Why a will is vital for estate management and tax efficiency
When it comes to planning, few things are as important as creating a will. A will serves as your voice beyond the grave, ensuring that your wishes are respected, and your loved ones are cared for. Beyond the emotional comfort it provides, a well-structured will plays a pivotal role in managing tax liabilities and simplifying estate distribution.
Guiding asset distribution
Your will is your blueprint for the distribution of your assets after you’re gone. Without a clear document outlining your preferences, your estate may end up tied up in probate court, a process that can be time-consuming, expensive, and emotionally taxing for your family. By writing a will, you get to decide who receives what and minimise the potential for disputes among your heirs.
Tax efficiency through strategic planning
Estate taxes can substantially reduce the wealth you pass on to your loved ones. A thoughtfully constructed will help manage tax liabilities, ensuring that your beneficiaries are not burdened with unnecessary financial obligations. Through techniques like gifting, trusts, and charitable donations, you can strategically reduce the taxable value of your estate and potentially save your heirs a significant amount of money.
Appointing guardianship for dependents
If you have dependents, especially minor children, a will is vital for ensuring their future care. Using your will, you can appoint a guardian who will be responsible for their upbringing in the event of your passing.

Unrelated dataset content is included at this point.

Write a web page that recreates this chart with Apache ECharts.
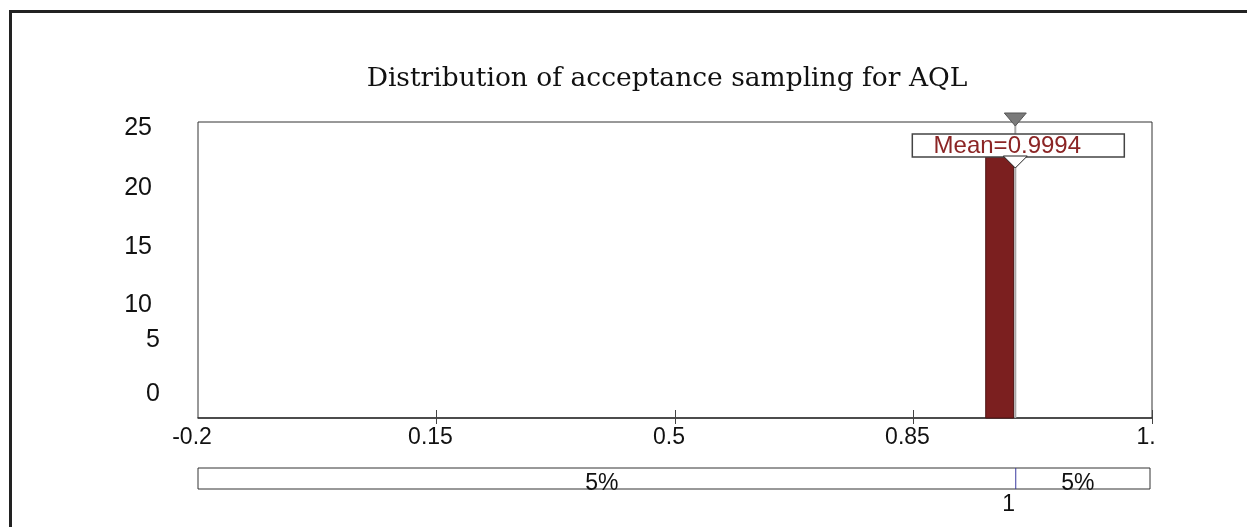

Protecting business assets and investments
For those who own businesses or have substantial investments, a will is essential to ensure a smooth transition of these assets. Without a clear plan, your business partners or beneficiaries may be left in a state of uncertainty, which could lead to conflicts or even the dissolution of the business. A well-structured will can define how your business interests should be managed or transferred, safeguarding your hard-earned achievements.
Avoiding intestacy laws
In the absence of a will, intestacy laws determine how your assets are distributed. These laws might not align with your personal wishes. By drafting a will, you retain control over your estate and can ensure that your assets are distributed in line with your values and priorities.
Regular updates for changing circumstances
Life is dynamic, and your estate planning should reflect that. Major life events such as marriage, the birth of children, divorce, or significant changes in your financial situation should prompt you to review and update your will.
Your legacy, your control
Crafting a will is not just a matter of financial planning – it’s a gesture of care and responsibility for your loved ones. By creating a clear and comprehensive will, you ensure that your legacy is preserved and that your family is protected from unnecessary burdens and disputes. It also ensures tax liabilities are minimised and the greatest possible inheritance is left behind. So, take the time today to consult with legal and financial professionals and start shaping your future on your terms.